The nation's exports grow for the third consecutive month compared with a year earlier. Critics of China's artificially low currency are expected to increase demands for a hike in its value.

March 11, 2010|By David Pierson
  • Container vessels are loaded with cargo at the port of Qingdao in eastern China's Shandong province. February's increase in Chinese exports was driven by heightened demand from the United States, the European Union and Japan.
Container vessels are loaded with cargo at the port of Qingdao in eastern… (Wu Hong / European Pressphoto…)

Reporting from Beijing — China's exports rose 46% in February from a year earlier, beating expectations and setting the stage for more calls to increase the value of the Chinese currency, analysts said.

The increase, announced Wednesday, was driven by heightened demand from the United States, the European Union and Japan.

Trade tensions have mounted over China's artificially low currency, the yuan, also known as the renminbi.
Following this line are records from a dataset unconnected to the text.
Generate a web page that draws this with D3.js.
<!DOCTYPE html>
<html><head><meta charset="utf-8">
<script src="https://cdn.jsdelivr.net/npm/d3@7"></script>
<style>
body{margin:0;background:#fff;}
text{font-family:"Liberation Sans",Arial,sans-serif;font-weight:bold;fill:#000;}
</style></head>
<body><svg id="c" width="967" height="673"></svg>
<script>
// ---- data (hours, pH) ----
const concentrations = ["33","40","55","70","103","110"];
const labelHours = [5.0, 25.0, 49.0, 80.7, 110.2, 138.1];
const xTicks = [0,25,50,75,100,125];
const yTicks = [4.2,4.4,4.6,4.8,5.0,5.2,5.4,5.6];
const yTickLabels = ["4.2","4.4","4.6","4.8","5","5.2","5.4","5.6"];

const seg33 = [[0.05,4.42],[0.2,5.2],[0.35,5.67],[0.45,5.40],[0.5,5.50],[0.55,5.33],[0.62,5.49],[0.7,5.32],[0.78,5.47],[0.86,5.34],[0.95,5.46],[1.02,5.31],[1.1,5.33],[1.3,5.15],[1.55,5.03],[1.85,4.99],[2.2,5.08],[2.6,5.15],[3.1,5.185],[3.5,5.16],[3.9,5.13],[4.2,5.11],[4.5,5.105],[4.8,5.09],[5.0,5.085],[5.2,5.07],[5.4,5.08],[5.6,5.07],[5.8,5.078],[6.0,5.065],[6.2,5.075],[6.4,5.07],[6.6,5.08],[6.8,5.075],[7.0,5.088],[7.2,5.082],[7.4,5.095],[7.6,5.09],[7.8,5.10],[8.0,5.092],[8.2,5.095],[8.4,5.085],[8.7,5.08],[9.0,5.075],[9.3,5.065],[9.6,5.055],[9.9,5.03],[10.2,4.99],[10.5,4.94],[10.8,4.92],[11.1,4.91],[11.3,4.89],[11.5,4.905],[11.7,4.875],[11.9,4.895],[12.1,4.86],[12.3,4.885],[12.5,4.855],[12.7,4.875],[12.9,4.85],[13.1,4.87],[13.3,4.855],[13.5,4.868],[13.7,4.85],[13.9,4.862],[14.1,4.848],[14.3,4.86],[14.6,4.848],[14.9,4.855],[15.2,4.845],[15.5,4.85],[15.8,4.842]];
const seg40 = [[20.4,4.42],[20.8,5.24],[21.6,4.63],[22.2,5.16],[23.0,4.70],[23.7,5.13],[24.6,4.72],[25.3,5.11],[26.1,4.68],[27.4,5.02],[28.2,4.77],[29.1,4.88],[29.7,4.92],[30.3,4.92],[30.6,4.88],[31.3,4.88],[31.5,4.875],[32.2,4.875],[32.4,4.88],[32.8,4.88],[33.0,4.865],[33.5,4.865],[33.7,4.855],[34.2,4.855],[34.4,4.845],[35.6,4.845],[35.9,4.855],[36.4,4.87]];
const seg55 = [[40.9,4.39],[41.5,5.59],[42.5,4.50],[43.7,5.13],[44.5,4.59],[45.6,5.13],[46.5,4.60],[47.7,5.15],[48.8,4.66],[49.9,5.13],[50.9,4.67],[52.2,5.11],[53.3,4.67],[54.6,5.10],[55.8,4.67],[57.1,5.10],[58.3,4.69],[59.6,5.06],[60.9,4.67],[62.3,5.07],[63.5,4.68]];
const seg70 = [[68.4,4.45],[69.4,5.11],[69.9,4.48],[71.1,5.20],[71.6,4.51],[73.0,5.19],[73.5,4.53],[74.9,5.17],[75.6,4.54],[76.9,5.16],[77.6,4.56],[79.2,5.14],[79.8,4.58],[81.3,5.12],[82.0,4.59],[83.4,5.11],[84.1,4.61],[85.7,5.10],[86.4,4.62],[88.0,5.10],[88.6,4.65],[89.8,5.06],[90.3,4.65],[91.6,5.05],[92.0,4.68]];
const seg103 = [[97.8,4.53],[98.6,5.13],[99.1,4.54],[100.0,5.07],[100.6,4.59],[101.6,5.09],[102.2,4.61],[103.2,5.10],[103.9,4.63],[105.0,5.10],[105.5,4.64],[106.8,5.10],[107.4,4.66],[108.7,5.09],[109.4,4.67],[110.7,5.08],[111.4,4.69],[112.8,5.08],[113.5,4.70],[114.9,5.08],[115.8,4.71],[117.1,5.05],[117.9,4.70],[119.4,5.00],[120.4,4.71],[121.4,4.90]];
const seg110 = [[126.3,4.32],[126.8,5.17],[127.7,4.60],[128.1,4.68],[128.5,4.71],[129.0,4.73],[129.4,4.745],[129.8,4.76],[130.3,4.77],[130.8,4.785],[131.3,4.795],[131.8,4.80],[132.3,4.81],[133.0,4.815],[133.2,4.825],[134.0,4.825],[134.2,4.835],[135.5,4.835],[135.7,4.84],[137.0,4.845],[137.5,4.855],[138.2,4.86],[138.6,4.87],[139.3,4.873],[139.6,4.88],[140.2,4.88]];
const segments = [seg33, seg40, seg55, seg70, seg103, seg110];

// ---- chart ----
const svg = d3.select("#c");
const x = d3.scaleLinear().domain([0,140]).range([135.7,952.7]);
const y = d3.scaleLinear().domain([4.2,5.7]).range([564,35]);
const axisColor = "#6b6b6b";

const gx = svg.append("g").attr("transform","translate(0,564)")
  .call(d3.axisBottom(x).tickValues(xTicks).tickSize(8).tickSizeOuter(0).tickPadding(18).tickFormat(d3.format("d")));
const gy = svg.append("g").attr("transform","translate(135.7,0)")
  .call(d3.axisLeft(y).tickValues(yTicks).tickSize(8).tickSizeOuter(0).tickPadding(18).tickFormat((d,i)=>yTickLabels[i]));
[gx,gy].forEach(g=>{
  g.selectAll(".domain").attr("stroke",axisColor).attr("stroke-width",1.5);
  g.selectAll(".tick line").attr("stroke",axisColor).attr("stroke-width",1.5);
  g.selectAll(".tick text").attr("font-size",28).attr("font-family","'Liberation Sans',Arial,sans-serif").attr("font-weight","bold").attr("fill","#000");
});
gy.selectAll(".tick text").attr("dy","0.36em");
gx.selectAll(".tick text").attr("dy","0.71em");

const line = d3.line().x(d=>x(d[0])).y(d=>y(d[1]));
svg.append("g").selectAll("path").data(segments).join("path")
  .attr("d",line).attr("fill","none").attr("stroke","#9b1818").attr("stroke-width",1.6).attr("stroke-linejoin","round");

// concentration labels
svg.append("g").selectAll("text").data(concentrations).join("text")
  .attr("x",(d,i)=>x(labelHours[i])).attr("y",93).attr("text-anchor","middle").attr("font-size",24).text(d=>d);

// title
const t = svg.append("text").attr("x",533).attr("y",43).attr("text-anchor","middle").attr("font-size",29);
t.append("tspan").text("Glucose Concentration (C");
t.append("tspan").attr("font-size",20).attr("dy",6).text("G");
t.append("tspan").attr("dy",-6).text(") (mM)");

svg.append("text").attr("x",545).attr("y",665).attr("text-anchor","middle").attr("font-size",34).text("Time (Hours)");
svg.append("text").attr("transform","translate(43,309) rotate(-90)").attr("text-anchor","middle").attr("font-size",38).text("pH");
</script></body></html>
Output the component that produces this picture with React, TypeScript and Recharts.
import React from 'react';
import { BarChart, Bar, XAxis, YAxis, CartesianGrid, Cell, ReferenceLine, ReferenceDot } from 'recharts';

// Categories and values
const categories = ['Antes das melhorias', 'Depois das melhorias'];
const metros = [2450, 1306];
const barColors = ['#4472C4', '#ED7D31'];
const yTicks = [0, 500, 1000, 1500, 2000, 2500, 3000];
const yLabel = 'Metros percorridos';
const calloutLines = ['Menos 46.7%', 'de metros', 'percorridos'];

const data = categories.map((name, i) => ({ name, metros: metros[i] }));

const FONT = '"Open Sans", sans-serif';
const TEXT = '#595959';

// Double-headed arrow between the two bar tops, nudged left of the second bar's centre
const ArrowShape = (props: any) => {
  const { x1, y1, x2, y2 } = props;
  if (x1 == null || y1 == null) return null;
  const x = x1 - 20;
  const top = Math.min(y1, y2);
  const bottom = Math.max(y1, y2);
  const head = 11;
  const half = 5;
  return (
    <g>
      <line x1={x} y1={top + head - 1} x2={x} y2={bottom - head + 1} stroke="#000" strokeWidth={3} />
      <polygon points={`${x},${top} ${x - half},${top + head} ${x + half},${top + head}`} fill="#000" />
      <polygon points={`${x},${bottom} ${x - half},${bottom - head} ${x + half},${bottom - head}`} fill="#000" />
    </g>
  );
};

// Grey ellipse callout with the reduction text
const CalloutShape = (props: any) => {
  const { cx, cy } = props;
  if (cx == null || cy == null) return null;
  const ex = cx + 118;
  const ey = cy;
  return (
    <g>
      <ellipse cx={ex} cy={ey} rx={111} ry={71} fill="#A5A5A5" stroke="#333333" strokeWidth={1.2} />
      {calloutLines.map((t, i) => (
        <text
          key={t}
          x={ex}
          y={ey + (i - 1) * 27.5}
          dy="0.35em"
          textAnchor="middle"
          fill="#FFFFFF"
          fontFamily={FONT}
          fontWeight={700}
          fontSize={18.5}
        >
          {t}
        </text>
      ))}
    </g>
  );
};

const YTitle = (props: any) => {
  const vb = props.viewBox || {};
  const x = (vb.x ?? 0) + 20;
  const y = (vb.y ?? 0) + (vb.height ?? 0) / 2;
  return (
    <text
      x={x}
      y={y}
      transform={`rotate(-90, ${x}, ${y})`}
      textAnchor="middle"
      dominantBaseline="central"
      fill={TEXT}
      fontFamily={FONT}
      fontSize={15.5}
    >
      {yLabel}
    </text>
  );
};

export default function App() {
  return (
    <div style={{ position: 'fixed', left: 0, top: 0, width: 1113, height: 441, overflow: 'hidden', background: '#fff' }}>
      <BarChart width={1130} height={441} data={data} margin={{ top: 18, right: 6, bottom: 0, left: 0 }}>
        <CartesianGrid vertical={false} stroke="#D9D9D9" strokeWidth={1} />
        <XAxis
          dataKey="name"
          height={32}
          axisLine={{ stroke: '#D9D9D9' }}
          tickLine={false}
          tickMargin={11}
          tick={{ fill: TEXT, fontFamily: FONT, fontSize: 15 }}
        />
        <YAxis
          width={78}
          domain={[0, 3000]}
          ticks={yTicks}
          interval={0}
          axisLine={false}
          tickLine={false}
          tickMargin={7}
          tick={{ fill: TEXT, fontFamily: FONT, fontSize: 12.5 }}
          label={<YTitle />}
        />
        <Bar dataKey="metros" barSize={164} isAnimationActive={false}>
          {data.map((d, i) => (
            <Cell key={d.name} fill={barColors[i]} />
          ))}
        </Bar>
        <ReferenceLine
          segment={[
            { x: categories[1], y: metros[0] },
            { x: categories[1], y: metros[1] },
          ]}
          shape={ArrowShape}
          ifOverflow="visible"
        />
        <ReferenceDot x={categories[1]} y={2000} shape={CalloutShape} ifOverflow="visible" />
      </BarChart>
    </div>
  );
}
Competing exporters say it gives China an unfair advantage at a time when the rest of the globe is still seeking to recover from the financial crisis.

Chinese policymakers say they cannot consider appreciation until economic conditions are more stable.

Chinese Premier Wen Jiabao said last week the country would keep the value of the yuan at an "appropriate and balanced level" this year. February's increase marks the third consecutive month exports have grown from the same month a year earlier.

"The strong export recovery should provide support for those who advocate for a resumption" of the appreciation of the yuan, said Tao Wang, head of China Economic Research for UBS Securities, in a report released Wednesday.

However, Chinese officials are striking a cautious tone. Minister of Commerce Chen Deming told reporters Saturday that China's exports were still far from returning to levels seen before the global recession.

"Although China's exports have regained momentum since the beginning of this year, it would take two or three years for exports to return to the level of 2008, as global recovery is still haunted by uncertainties," Chen said.

Ben Simpfendorfer, chief China economist for the Royal Bank of Scotland, warned that next month's export numbers could dive because the Chinese New Year national holiday took place in late February (the festival's date changes each year because it's based on the lunar calendar).

The timing encouraged exporters to ship their merchandise earlier instead of waiting for March.

Simpfendorfer also noted that last month's glowing export totals were aided by the fact that February of last year was the second-worst month for exporters in 2009.